A region consists of multiple frontend clusters and a storage cluster. Each frontend cluster consists of web server and memcached servers. Multiple frontend clusters share a backend storage cluster. If multiple frontend clusters, which consist of a server and hundreds of memcache servers, share the same backend storage then I wonder how multiple clusters coordinate with the same storage. The backend storage cluster is responsible for invalidating cached data to keep frontend clusters consistent. How does this system accomplish this? Invalidating daemons – each daemon inspects the SQL statements and extracts deletes and broadcasts these deletes to the memcached deployment (frontend clusters) in a given region. This is done so the deletes from the database get invalidated in memcached.

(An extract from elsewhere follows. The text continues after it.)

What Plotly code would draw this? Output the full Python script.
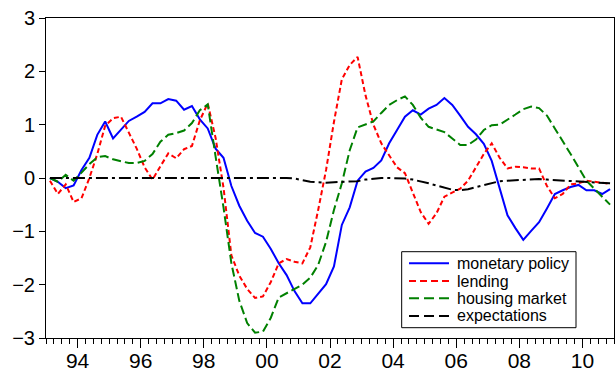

Deployment accross multiple regions

To further scale the Facebook site, the engineers deployed in multiple regions – i.e., different geographic areas. Some benefits of this include:

Reduce latency, latency is reduced because servers that are closer to the end user can significantly reduce latency; and
Mitigate effects of natural disasters; and
Cheaper power and economic incentives.

FB deployed accross multiple regions to gain the above benefits. A region consists of a storage backend cluster and several frontend clusters (web servers, memcached servers). One region is designated to hold the master databases and the other regions are designated the replicas. What is the primary challenge of this architecture? Maintaining consistency. Maintaining consistency in memcached and persistent storage is the primary challenge when scaling across multiple regions. How did they solve this challenge where the challenge is the this. Replicas may lag behind the master database and as result replicas could have stale data.

Interestingly, The way they invalidate deletes by using daemons avoids race conditions in which an invalidation arrives before the data has been replicated from the master region.